The countdown is now 50 days to the 2006 Winter Olympics Feb. 10-26 at Torino, Italy. And Bode Miller and Daron Rahlves aren't the only American hopefuls in alpine.
The deep U.S. women's team is making its mark, led by sixth-year racer Lindsey Kildow, 21, who grew up in the Twin Cities area of Minnesota.
Kildow, having posted back-to-back downhill victories this season, has moved into the World Cup DH lead with 245 points in three races, compared to 172 for Austria's Michaela Dorfmeister and 170 for Alexandra Meissnitzer of Austria.
Fifth in the SG standings with placings of 6th-7th-4th, Kildow has worked her way into third place in the overall women's standings after nine races with 372 points. Leader Dorfmeister has 466 and Meissnitzer 400. Once the gate events get into gear, Croatia's Janica Kostelic (312) and Sweden's Anja Paerson (295) will quickly move up the ladder.
Regardless, Kildow is now regarded as one of the top five women skiers in the world and she'll be closely watched at Torino. Last winter, in her breakout season, Kildow finished sixth in the overall, fifth in downhill and third in SG.
Saturday, Kildow won her third World Cup downhill and first in Europe with a .38-second victory over teammate Caroline Lalive at the 50th Criterium de la Premiere Neige in Val d'Isere, France. It was the first 1-2 women's DH finish for the Yanks since Picabo Street and Hilary Lindh did it in 1994.
Kildow's previous two DH wins came at Lake Louise, Canada, on Dec. 3 of this year and Dec. 3 of last year.
Sunday at snowy Val d'Isere, Kildow settled for a fourth-place tie in SG but three U.S. women broke into the top 10, and five made the points by finishing in the top 30.
Meanwhile, the American men are humming along.
Just showing up on the World Cup tour is something that New Hampshire's Bode Miller will be remembered for when the international alpine ski racing career of the 27-year-old finally comes to an end.

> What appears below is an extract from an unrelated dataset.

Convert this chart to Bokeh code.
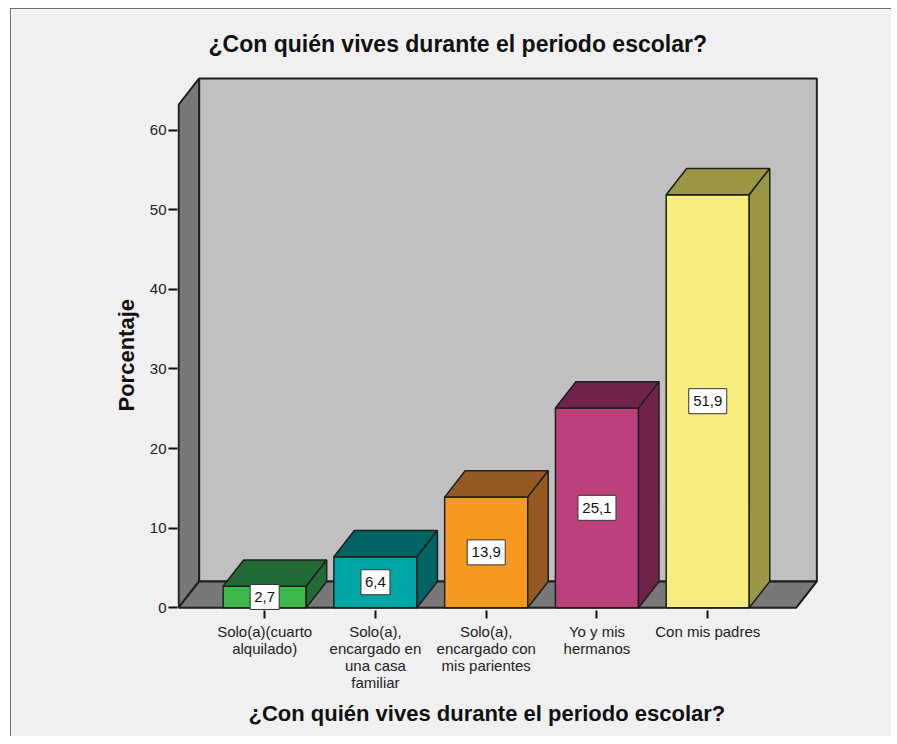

Miller, the reigning World Cup overall and super giant slalom king, has made an amazing 127 consecutive starts in World Cup races. That's the main reason he's still holding onto this year's overall lead.
With only one win in 13 races—a giant slalom gold Dec. 3 at Beaver Creek—10th-year U.S. Ski Team ace Miller has been enough of an all-around skier for 442 points and a 17-point lead over Norway's Aksel Lund Svindal (425) and 22 points over Michael Walchhofer of Austria (420).
In fourth place with 389 points is Sugar Bowl's Daron Rahlves, 32, a 13th-year U.S. Ski Team racer.
Rahlves finished fourth in Sunday's giant slalom at Alta Badia, Italy. Meanwhile, Miller hung onto his overall and GS lead in spite of the fact he took too much risk, lost a ski and crashed in the first run. Miller had been leading at the bottom interval when he crashed Sunday.
But Miller was good enough in the speed events at Val Gardena, Italy to preserve his overall lead. He was eighth in Saturday's downhill and seventh in Friday's super GS. This winter, Miller has one first, two seconds, one third and four DNFs. He's seventh in DH and 17th in SG.
The World Cup resumes for the women today, Wednesday (GS) and Thursday (SL) at Spinderluv Mlyn, Czech Republic. Men are at Kransjka Gora, Slovenia, racing GS today, Wednesday and slalom Thursday before breaking for Christmas.